Training should reflect real tasks. Show technicians how a vibration alert turns into a work order, which measurements matter most, and how to record findings in the CMMS. Use real examples from your own equipment, not generic training assets. Invite feedback on alert quality, job plan content, and screen layouts. Adjust the system based on that feedback so the field experience keeps improving over time.
Recognize and share success stories. If a sensor alert helps a team catch a failing bearing before it stops production, document the case. Show the downtime avoided, the cost savings, and the smoother shift for the crew. These stories build momentum and show that the new approach works in practice, not just in presentations.
Measuring ROI and Planning the Next Phase
To prove value, you need clear metrics. Start with unplanned downtime on key lines, maintenance labor hours, overtime, and emergency parts purchases. Track these values before and after the IIoT-to-CMMS connection goes live. Look as well at softer measures such as technician satisfaction, PM compliance, and the ratio of planned work to reactive work.
Over time, you can refine your metrics. For example, measure mean time between failures for key assets and compare trends across different production sites. Study how long it takes from an IIoT alert to work order creation, and from work order creation to completion.
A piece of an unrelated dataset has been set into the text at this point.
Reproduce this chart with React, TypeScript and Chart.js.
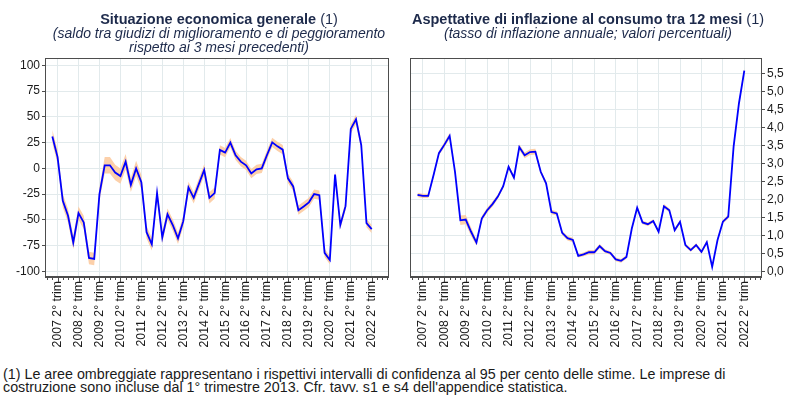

Shorter response times, fewer repeat failures, and more planned interventions all point to a healthy program.
Once the first wave succeeds, plan the next phase. You might expand to new asset classes, introduce more advanced analytics, or connect with other systems such as inventory, production planning, or quality. Each phase should build on proven results and solid data, rather than chasing technology for its own sake. Over time, the link between IIoT and CMMS can move your maintenance strategy from firefighting toward reliable, data-driven asset care.